* Start *
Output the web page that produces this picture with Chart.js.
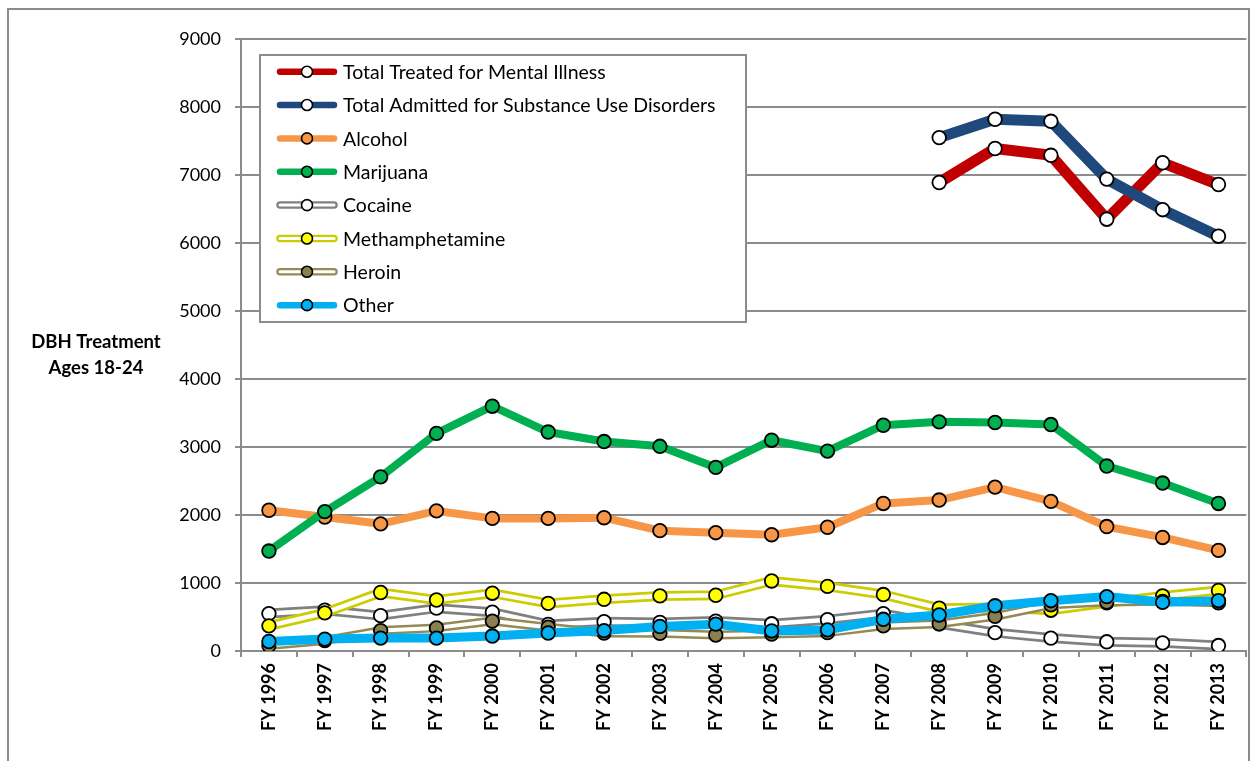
<!DOCTYPE html>
<html>
<head>
<meta charset="utf-8">
<title>DBH Treatment Ages 18-24</title>
<script src="https://cdn.jsdelivr.net/npm/chart.js@4.4.0/dist/chart.umd.min.js"></script>
<style>
    html, body { margin: 0; padding: 0; background: #fff; overflow: hidden; }
    #frame {
        position: absolute; left: 7px; top: 8px; width: 1243px; height: 800px;
        border: 2px solid #8c8c8c; box-sizing: border-box;
    }
    #chart { position: absolute; left: 0; top: 0; }
</style>
</head>
<body>
<div id="frame"></div>
<canvas id="chart" width="1255" height="761"></canvas>
<script>
const years = ['FY 1996', 'FY 1997', 'FY 1998', 'FY 1999', 'FY 2000', 'FY 2001', 'FY 2002', 'FY 2003', 'FY 2004',
               'FY 2005', 'FY 2006', 'FY 2007', 'FY 2008', 'FY 2009', 'FY 2010', 'FY 2011', 'FY 2012', 'FY 2013'];

// totals only reported from FY 2008 on
const mentalIllness = [null, null, null, null, null, null, null, null, null, null, null, null,
                       6890, 7390, 7290, 6350, 7180, 6860];
const substanceUse  = [null, null, null, null, null, null, null, null, null, null, null, null,
                       7550, 7820, 7790, 6940, 6490, 6100];

const alcohol   = [2070, 1970, 1870, 2060, 1950, 1950, 1960, 1770, 1740, 1710, 1820, 2170, 2220, 2410, 2200, 1830, 1670, 1480];
const marijuana = [1470, 2050, 2560, 3200, 3600, 3220, 3080, 3010, 2700, 3100, 2940, 3320, 3370, 3360, 3330, 2720, 2470, 2170];
const cocaine   = [550, 600, 520, 630, 570, 390, 430, 420, 440, 400, 460, 550, 400, 270, 190, 135, 120, 80];
const meth      = [370, 560, 860, 750, 850, 700, 760, 810, 820, 1030, 950, 830, 630, 640, 600, 710, 810, 890];
const heroin    = [80, 155, 300, 340, 440, 350, 265, 260, 235, 250, 270, 370, 400, 510, 680, 720, 730, 710];
const other     = [140, 175, 190, 190, 220, 265, 300, 360, 395, 295, 310, 466, 530, 665, 740, 800, 716, 740];

const yMin = 0;
const yMax = 9000;
const yStep = 1000;

const series = [
    { label: 'Total Treated for Mental Illness', data: mentalIllness, color: '#C00000', fill: '#FFFFFF', width: 11 },
    { label: 'Total Admitted for Substance Use Disorders', data: substanceUse, color: '#1F497D', fill: '#FFFFFF', width: 11 },
    { label: 'Alcohol', data: alcohol, color: '#F79646', fill: '#F79646', width: 8 },
    { label: 'Marijuana', data: marijuana, color: '#00B050', fill: '#00B050', width: 8 },
    { label: 'Cocaine', data: cocaine, color: '#808080', fill: '#FFFFFF', width: 10, hollow: 4.5 },
    { label: 'Methamphetamine', data: meth, color: '#CCCC00', fill: '#FFFF00', width: 10, hollow: 4.5 },
    { label: 'Heroin', data: heroin, color: '#948A54', fill: '#8B8150', width: 9, hollow: 4 },
    { label: 'Other', data: other, color: '#00B0F0', fill: '#00B0F0', width: 9 }
];

const FONT = 'Lato, "Open Sans", sans-serif';
const GRID = '#8c8c8c';

Chart.defaults.color = '#000';
Chart.defaults.font.family = FONT;

// hollow lines are a wide coloured stroke with a thin white stroke on top;
// lower order is drawn later, so later series sit above earlier ones
const datasets = [];
series.forEach((s, i) => {
    const base = 40 - 2 * i;
    const common = {
        data: s.data,
        tension: 0,
        spanGaps: false,
        borderJoinStyle: 'round',
        borderCapStyle: 'round'
    };
    const points = {
        pointRadius: 6.8,
        pointBackgroundColor: s.fill,
        pointBorderColor: '#000',
        pointBorderWidth: 1.8
    };
    if (s.hollow) {
        datasets.push({ ...common, label: s.label, borderColor: s.color, borderWidth: s.width, pointRadius: 0, order: base });
        datasets.push({ ...common, ...points, label: s.label + ' core', borderColor: '#FFFFFF', borderWidth: s.hollow, order: base - 1 });
    } else {
        datasets.push({ ...common, ...points, label: s.label, borderColor: s.color, borderWidth: s.width, order: base });
    }
});

const legendBox = {
    id: 'legendBox',
    afterDatasetsDraw(chart) {
        const ctx = chart.ctx;
        ctx.save();
        ctx.fillStyle = '#fff';
        ctx.strokeStyle = GRID;
        ctx.lineWidth = 2;
        ctx.fillRect(260, 55, 486, 267);
        ctx.strokeRect(260, 55, 486, 267);

        series.forEach((s, i) => {
            const y = 71.7 + i * 33.35;
            ctx.lineCap = 'round';
            ctx.beginPath();
            ctx.moveTo(280, y);
            ctx.lineTo(334, y);
            ctx.strokeStyle = s.color;
            ctx.lineWidth = s.hollow ? 7.5 : 6.5;
            ctx.stroke();
            if (s.hollow) {
                ctx.strokeStyle = '#fff';
                ctx.lineWidth = 3;
                ctx.stroke();
            }
            ctx.beginPath();
            ctx.arc(307, y, 5.5, 0, Math.PI * 2);
            ctx.fillStyle = s.fill;
            ctx.fill();
            ctx.strokeStyle = '#000';
            ctx.lineWidth = 1.6;
            ctx.stroke();

            ctx.fillStyle = '#000';
            ctx.font = '19.5px ' + FONT;
            ctx.textBaseline = 'middle';
            ctx.textAlign = 'left';
            ctx.fillText(s.label, 343, y + 1);
        });
        ctx.restore();
    }
};

const axisTitle = {
    id: 'axisTitle',
    afterDraw(chart) {
        const ctx = chart.ctx;
        ctx.save();
        ctx.fillStyle = '#000';
        ctx.font = 'bold 18.5px ' + FONT;
        ctx.textAlign = 'center';
        ctx.textBaseline = 'middle';
        ctx.fillText('DBH Treatment', 96, 342);
        ctx.fillText('Ages 18-24', 96, 368);
        ctx.restore();
    }
};

new Chart(document.getElementById('chart'), {
    type: 'line',
    data: { labels: years, datasets: datasets },
    plugins: [legendBox, axisTitle],
    options: {
        responsive: false,
        animation: false,
        layout: { padding: { top: 39, right: 4, left: 0, bottom: 0 } },
        plugins: {
            legend: { display: false },
            tooltip: { enabled: false }
        },
        scales: {
            x: {
                offset: true,
                grid: {
                    offset: true,
                    drawOnChartArea: false,
                    drawTicks: true,
                    tickLength: 6,
                    color: GRID,
                    lineWidth: 2
                },
                border: { color: GRID, width: 2 },
                ticks: {
                    autoSkip: false,
                    minRotation: 90,
                    maxRotation: 90,
                    padding: 6,
                    font: { size: 18, weight: 'bold' }
                },
                afterFit: (scale) => { scale.height = 110; }
            },
            y: {
                min: yMin,
                max: yMax,
                grid: { color: GRID, lineWidth: 2, tickLength: 6 },
                border: { color: GRID, width: 2 },
                ticks: {
                    stepSize: yStep,
                    padding: 14,
                    font: { size: 18 },
                    callback: (v) => String(v)
                },
                afterFit: (scale) => { scale.width = 241; }
            }
        }
    }
});
</script>
</body>
</html>
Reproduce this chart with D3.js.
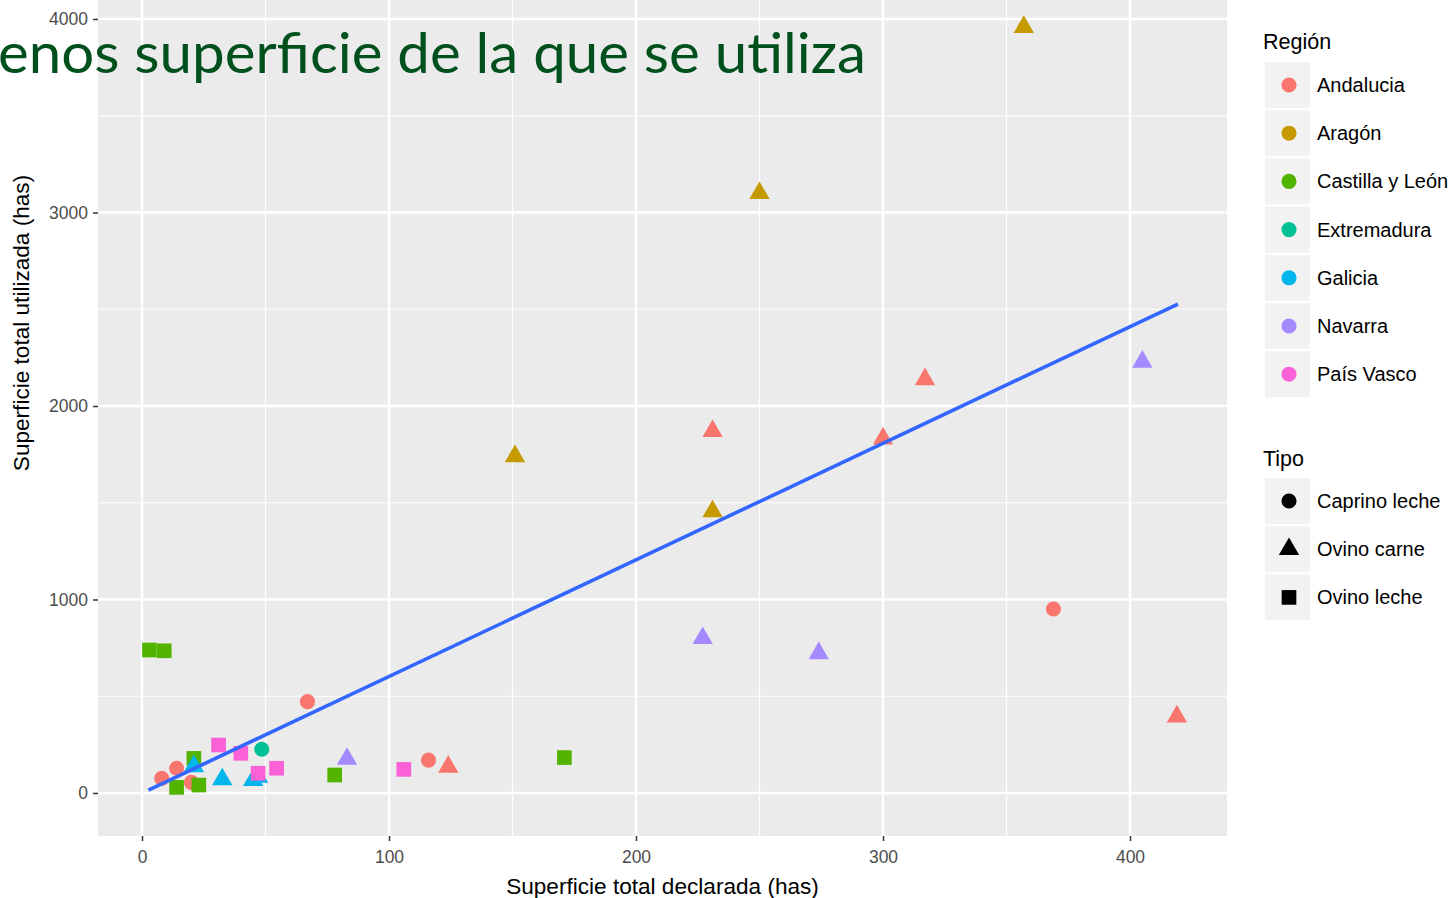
* End *
Copy the data character for character, but drop all pictures from the copy.

Output the web page that produces this picture with Chart.js.
<!DOCTYPE html>
<html>
<head>
<meta charset="utf-8">
<title>DBH Treatment Ages 18-24</title>
<script src="https://cdn.jsdelivr.net/npm/chart.js@4.4.0/dist/chart.umd.min.js"></script>
<style>
    html, body { margin: 0; padding: 0; background: #fff; overflow: hidden; }
    #frame {
        position: absolute; left: 7px; top: 8px; width: 1243px; height: 800px;
        border: 2px solid #8c8c8c; box-sizing: border-box;
    }
    #chart { position: absolute; left: 0; top: 0; }
</style>
</head>
<body>
<div id="frame"></div>
<canvas id="chart" width="1255" height="761"></canvas>
<script>
const years = ['FY 1996', 'FY 1997', 'FY 1998', 'FY 1999', 'FY 2000', 'FY 2001', 'FY 2002', 'FY 2003', 'FY 2004',
               'FY 2005', 'FY 2006', 'FY 2007', 'FY 2008', 'FY 2009', 'FY 2010', 'FY 2011', 'FY 2012', 'FY 2013'];

// totals only reported from FY 2008 on
const mentalIllness = [null, null, null, null, null, null, null, null, null, null, null, null,
                       6890, 7390, 7290, 6350, 7180, 6860];
const substanceUse  = [null, null, null, null, null, null, null, null, null, null, null, null,
                       7550, 7820, 7790, 6940, 6490, 6100];

const alcohol   = [2070, 1970, 1870, 2060, 1950, 1950, 1960, 1770, 1740, 1710, 1820, 2170, 2220, 2410, 2200, 1830, 1670, 1480];
const marijuana = [1470, 2050, 2560, 3200, 3600, 3220, 3080, 3010, 2700, 3100, 2940, 3320, 3370, 3360, 3330, 2720, 2470, 2170];
const cocaine   = [550, 600, 520, 630, 570, 390, 430, 420, 440, 400, 460, 550, 400, 270, 190, 135, 120, 80];
const meth      = [370, 560, 860, 750, 850, 700, 760, 810, 820, 1030, 950, 830, 630, 640, 600, 710, 810, 890];
const heroin    = [80, 155, 300, 340, 440, 350, 265, 260, 235, 250, 270, 370, 400, 510, 680, 720, 730, 710];
const other     = [140, 175, 190, 190, 220, 265, 300, 360, 395, 295, 310, 466, 530, 665, 740, 800, 716, 740];

const yMin = 0;
const yMax = 9000;
const yStep = 1000;

const series = [
    { label: 'Total Treated for Mental Illness', data: mentalIllness, color: '#C00000', fill: '#FFFFFF', width: 11 },
    { label: 'Total Admitted for Substance Use Disorders', data: substanceUse, color: '#1F497D', fill: '#FFFFFF', width: 11 },
    { label: 'Alcohol', data: alcohol, color: '#F79646', fill: '#F79646', width: 8 },
    { label: 'Marijuana', data: marijuana, color: '#00B050', fill: '#00B050', width: 8 },
    { label: 'Cocaine', data: cocaine, color: '#808080', fill: '#FFFFFF', width: 10, hollow: 4.5 },
    { label: 'Methamphetamine', data: meth, color: '#CCCC00', fill: '#FFFF00', width: 10, hollow: 4.5 },
    { label: 'Heroin', data: heroin, color: '#948A54', fill: '#8B8150', width: 9, hollow: 4 },
    { label: 'Other', data: other, color: '#00B0F0', fill: '#00B0F0', width: 9 }
];

const FONT = 'Lato, "Open Sans", sans-serif';
const GRID = '#8c8c8c';

Chart.defaults.color = '#000';
Chart.defaults.font.family = FONT;

// hollow lines are a wide coloured stroke with a thin white stroke on top;
// lower order is drawn later, so later series sit above earlier ones
const datasets = [];
series.forEach((s, i) => {
    const base = 40 - 2 * i;
    const common = {
        data: s.data,
        tension: 0,
        spanGaps: false,
        borderJoinStyle: 'round',
        borderCapStyle: 'round'
    };
    const points = {
        pointRadius: 6.8,
        pointBackgroundColor: s.fill,
        pointBorderColor: '#000',
        pointBorderWidth: 1.8
    };
    if (s.hollow) {
        datasets.push({ ...common, label: s.label, borderColor: s.color, borderWidth: s.width, pointRadius: 0, order: base });
        datasets.push({ ...common, ...points, label: s.label + ' core', borderColor: '#FFFFFF', borderWidth: s.hollow, order: base - 1 });
    } else {
        datasets.push({ ...common, ...points, label: s.label, borderColor: s.color, borderWidth: s.width, order: base });
    }
});

const legendBox = {
    id: 'legendBox',
    afterDatasetsDraw(chart) {
        const ctx = chart.ctx;
        ctx.save();
        ctx.fillStyle = '#fff';
        ctx.strokeStyle = GRID;
        ctx.lineWidth = 2;
        ctx.fillRect(260, 55, 486, 267);
        ctx.strokeRect(260, 55, 486, 267);

        series.forEach((s, i) => {
            const y = 71.7 + i * 33.35;
            ctx.lineCap = 'round';
            ctx.beginPath();
            ctx.moveTo(280, y);
            ctx.lineTo(334, y);
            ctx.strokeStyle = s.color;
            ctx.lineWidth = s.hollow ? 7.5 : 6.5;
            ctx.stroke();
            if (s.hollow) {
                ctx.strokeStyle = '#fff';
                ctx.lineWidth = 3;
                ctx.stroke();
            }
            ctx.beginPath();
            ctx.arc(307, y, 5.5, 0, Math.PI * 2);
            ctx.fillStyle = s.fill;
            ctx.fill();
            ctx.strokeStyle = '#000';
            ctx.lineWidth = 1.6;
            ctx.stroke();

            ctx.fillStyle = '#000';
            ctx.font = '19.5px ' + FONT;
            ctx.textBaseline = 'middle';
            ctx.textAlign = 'left';
            ctx.fillText(s.label, 343, y + 1);
        });
        ctx.restore();
    }
};

const axisTitle = {
    id: 'axisTitle',
    afterDraw(chart) {
        const ctx = chart.ctx;
        ctx.save();
        ctx.fillStyle = '#000';
        ctx.font = 'bold 18.5px ' + FONT;
        ctx.textAlign = 'center';
        ctx.textBaseline = 'middle';
        ctx.fillText('DBH Treatment', 96, 342);
        ctx.fillText('Ages 18-24', 96, 368);
        ctx.restore();
    }
};

new Chart(document.getElementById('chart'), {
    type: 'line',
    data: { labels: years, datasets: datasets },
    plugins: [legendBox, axisTitle],
    options: {
        responsive: false,
        animation: false,
        layout: { padding: { top: 39, right: 4, left: 0, bottom: 0 } },
        plugins: {
            legend: { display: false },
            tooltip: { enabled: false }
        },
        scales: {
            x: {
                offset: true,
                grid: {
                    offset: true,
                    drawOnChartArea: false,
                    drawTicks: true,
                    tickLength: 6,
                    color: GRID,
                    lineWidth: 2
                },
                border: { color: GRID, width: 2 },
                ticks: {
                    autoSkip: false,
                    minRotation: 90,
                    maxRotation: 90,
                    padding: 6,
                    font: { size: 18, weight: 'bold' }
                },
                afterFit: (scale) => { scale.height = 110; }
            },
            y: {
                min: yMin,
                max: yMax,
                grid: { color: GRID, lineWidth: 2, tickLength: 6 },
                border: { color: GRID, width: 2 },
                ticks: {
                    stepSize: yStep,
                    padding: 14,
                    font: { size: 18 },
                    callback: (v) => String(v)
                },
                afterFit: (scale) => { scale.width = 241; }
            }
        }
    }
});
</script>
</body>
</html>
Reproduce this chart with D3.js.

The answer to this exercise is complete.